Drop every picture and give the entries back exactly.

......

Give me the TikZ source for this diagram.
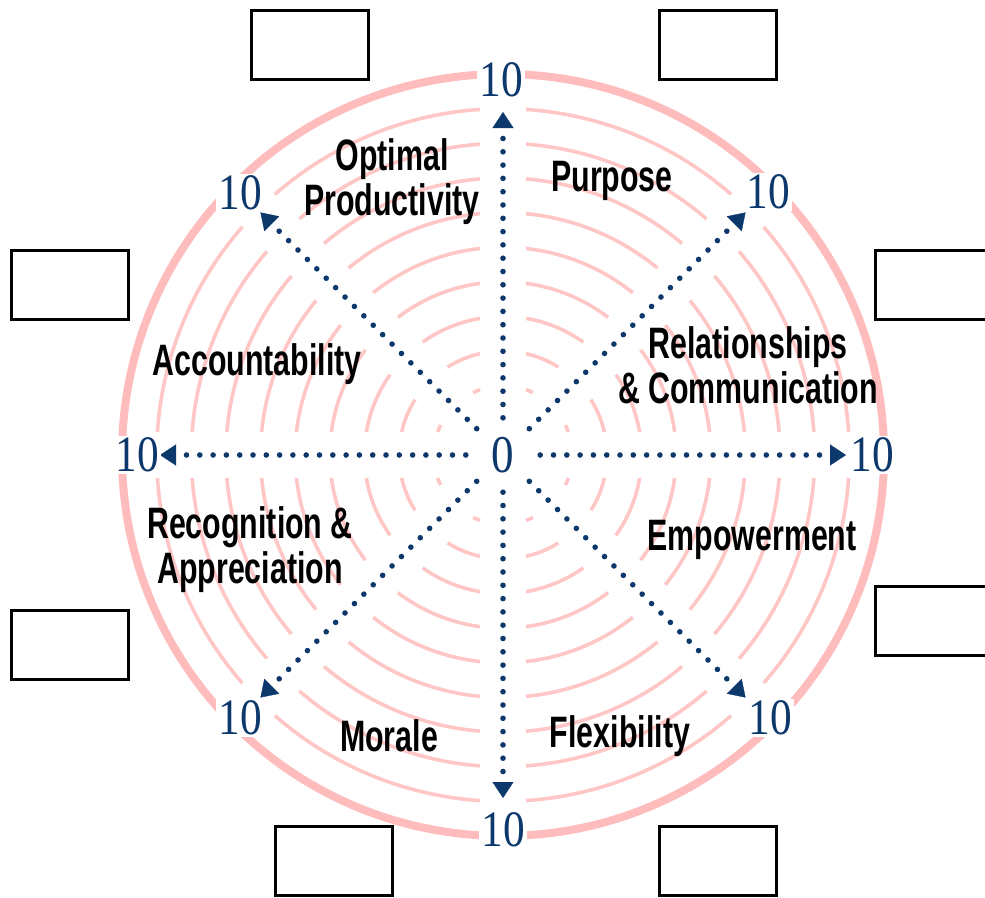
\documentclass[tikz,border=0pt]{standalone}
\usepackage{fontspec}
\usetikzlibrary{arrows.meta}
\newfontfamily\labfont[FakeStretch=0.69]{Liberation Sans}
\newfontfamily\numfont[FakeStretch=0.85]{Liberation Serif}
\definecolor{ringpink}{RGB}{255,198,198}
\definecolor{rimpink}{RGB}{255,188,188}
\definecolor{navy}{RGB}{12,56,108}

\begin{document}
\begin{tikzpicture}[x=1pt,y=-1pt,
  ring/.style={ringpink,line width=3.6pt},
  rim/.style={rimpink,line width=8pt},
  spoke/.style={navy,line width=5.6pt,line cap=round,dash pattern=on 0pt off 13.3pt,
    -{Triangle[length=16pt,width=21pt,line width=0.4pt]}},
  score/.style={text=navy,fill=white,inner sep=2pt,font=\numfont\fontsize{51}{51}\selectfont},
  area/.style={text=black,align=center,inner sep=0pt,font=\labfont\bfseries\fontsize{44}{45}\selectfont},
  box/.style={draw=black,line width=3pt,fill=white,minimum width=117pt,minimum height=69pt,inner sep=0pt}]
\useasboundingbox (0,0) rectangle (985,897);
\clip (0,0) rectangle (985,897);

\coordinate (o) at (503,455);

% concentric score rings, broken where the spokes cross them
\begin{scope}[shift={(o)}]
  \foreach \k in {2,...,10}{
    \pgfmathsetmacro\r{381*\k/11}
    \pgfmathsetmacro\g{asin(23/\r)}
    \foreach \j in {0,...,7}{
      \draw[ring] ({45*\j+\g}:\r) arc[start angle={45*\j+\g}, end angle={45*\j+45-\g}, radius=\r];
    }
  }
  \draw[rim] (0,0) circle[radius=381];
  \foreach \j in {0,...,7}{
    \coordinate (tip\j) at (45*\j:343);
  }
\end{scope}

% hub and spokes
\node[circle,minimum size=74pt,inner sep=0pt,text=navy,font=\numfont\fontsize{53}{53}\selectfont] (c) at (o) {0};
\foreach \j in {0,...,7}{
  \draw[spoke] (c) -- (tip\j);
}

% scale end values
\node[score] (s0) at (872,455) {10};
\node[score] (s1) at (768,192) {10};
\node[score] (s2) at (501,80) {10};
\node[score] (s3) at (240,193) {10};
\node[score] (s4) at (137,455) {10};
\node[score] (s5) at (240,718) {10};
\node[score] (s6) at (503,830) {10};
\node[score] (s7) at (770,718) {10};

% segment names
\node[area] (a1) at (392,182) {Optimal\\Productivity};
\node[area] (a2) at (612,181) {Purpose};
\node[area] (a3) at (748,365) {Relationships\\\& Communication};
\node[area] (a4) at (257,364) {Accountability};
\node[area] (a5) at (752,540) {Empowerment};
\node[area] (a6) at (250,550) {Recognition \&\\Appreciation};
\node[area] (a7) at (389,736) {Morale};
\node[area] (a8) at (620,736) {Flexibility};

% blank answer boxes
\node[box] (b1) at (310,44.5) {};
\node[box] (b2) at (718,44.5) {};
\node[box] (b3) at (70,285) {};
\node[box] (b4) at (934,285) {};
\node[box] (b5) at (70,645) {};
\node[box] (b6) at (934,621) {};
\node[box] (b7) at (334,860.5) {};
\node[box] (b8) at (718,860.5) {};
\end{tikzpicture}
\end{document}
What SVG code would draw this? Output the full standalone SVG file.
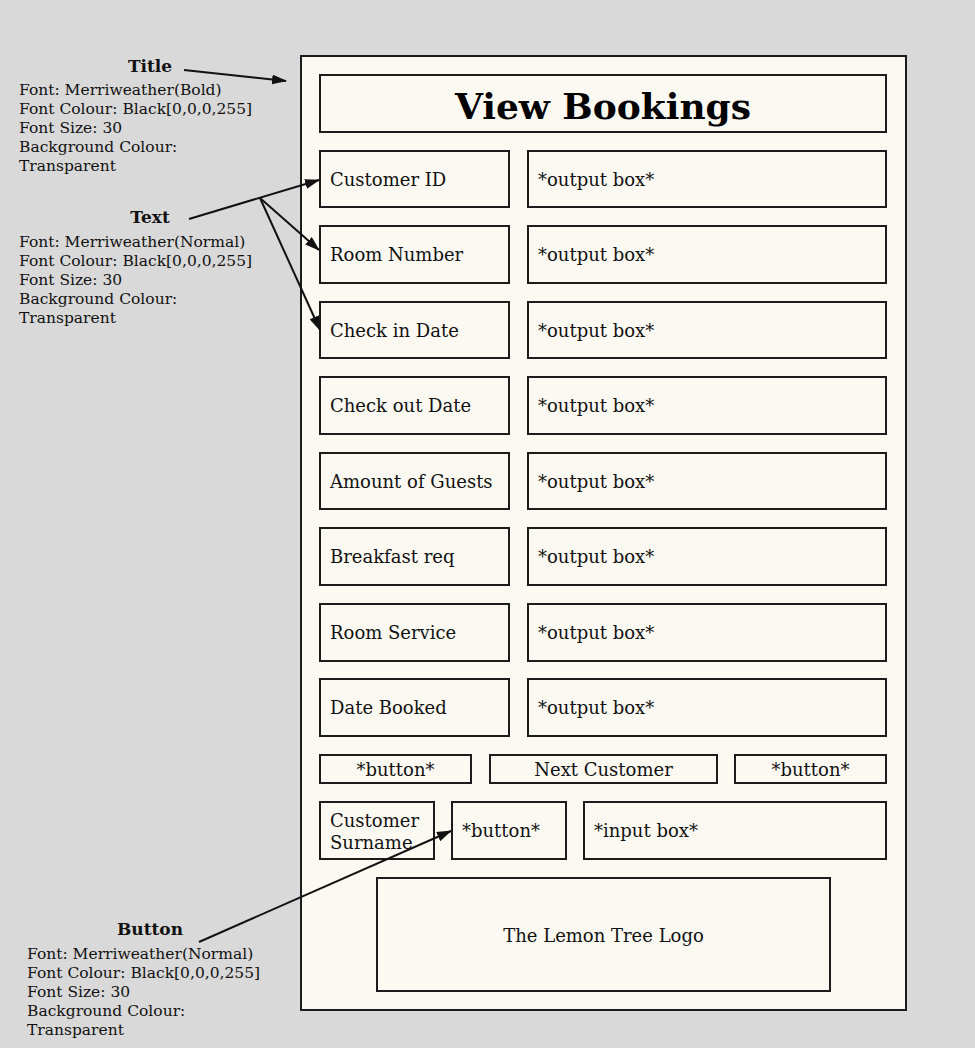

......

# PROBLEM SOLUTION
Give me the TikZ source for this diagram.
\documentclass[tikz,border=0pt]{standalone}
\usepackage{fontspec}
\usetikzlibrary{arrows.meta}
\newfontfamily\labfont[FakeStretch=0.69]{Liberation Sans}
\newfontfamily\numfont[FakeStretch=0.85]{Liberation Serif}
\definecolor{ringpink}{RGB}{255,198,198}
\definecolor{rimpink}{RGB}{255,188,188}
\definecolor{navy}{RGB}{12,56,108}

\begin{document}
\begin{tikzpicture}[x=1pt,y=-1pt,
  ring/.style={ringpink,line width=3.6pt},
  rim/.style={rimpink,line width=8pt},
  spoke/.style={navy,line width=5.6pt,line cap=round,dash pattern=on 0pt off 13.3pt,
    -{Triangle[length=16pt,width=21pt,line width=0.4pt]}},
  score/.style={text=navy,fill=white,inner sep=2pt,font=\numfont\fontsize{51}{51}\selectfont},
  area/.style={text=black,align=center,inner sep=0pt,font=\labfont\bfseries\fontsize{44}{45}\selectfont},
  box/.style={draw=black,line width=3pt,fill=white,minimum width=117pt,minimum height=69pt,inner sep=0pt}]
\useasboundingbox (0,0) rectangle (985,897);
\clip (0,0) rectangle (985,897);

\coordinate (o) at (503,455);

% concentric score rings, broken where the spokes cross them
\begin{scope}[shift={(o)}]
  \foreach \k in {2,...,10}{
    \pgfmathsetmacro\r{381*\k/11}
    \pgfmathsetmacro\g{asin(23/\r)}
    \foreach \j in {0,...,7}{
      \draw[ring] ({45*\j+\g}:\r) arc[start angle={45*\j+\g}, end angle={45*\j+45-\g}, radius=\r];
    }
  }
  \draw[rim] (0,0) circle[radius=381];
  \foreach \j in {0,...,7}{
    \coordinate (tip\j) at (45*\j:343);
  }
\end{scope}

% hub and spokes
\node[circle,minimum size=74pt,inner sep=0pt,text=navy,font=\numfont\fontsize{53}{53}\selectfont] (c) at (o) {0};
\foreach \j in {0,...,7}{
  \draw[spoke] (c) -- (tip\j);
}

% scale end values
\node[score] (s0) at (872,455) {10};
\node[score] (s1) at (768,192) {10};
\node[score] (s2) at (501,80) {10};
\node[score] (s3) at (240,193) {10};
\node[score] (s4) at (137,455) {10};
\node[score] (s5) at (240,718) {10};
\node[score] (s6) at (503,830) {10};
\node[score] (s7) at (770,718) {10};

% segment names
\node[area] (a1) at (392,182) {Optimal\\Productivity};
\node[area] (a2) at (612,181) {Purpose};
\node[area] (a3) at (748,365) {Relationships\\\& Communication};
\node[area] (a4) at (257,364) {Accountability};
\node[area] (a5) at (752,540) {Empowerment};
\node[area] (a6) at (250,550) {Recognition \&\\Appreciation};
\node[area] (a7) at (389,736) {Morale};
\node[area] (a8) at (620,736) {Flexibility};

% blank answer boxes
\node[box] (b1) at (310,44.5) {};
\node[box] (b2) at (718,44.5) {};
\node[box] (b3) at (70,285) {};
\node[box] (b4) at (934,285) {};
\node[box] (b5) at (70,645) {};
\node[box] (b6) at (934,621) {};
\node[box] (b7) at (334,860.5) {};
\node[box] (b8) at (718,860.5) {};
\end{tikzpicture}
\end{document}
What SVG code would draw this? Output the full standalone SVG file.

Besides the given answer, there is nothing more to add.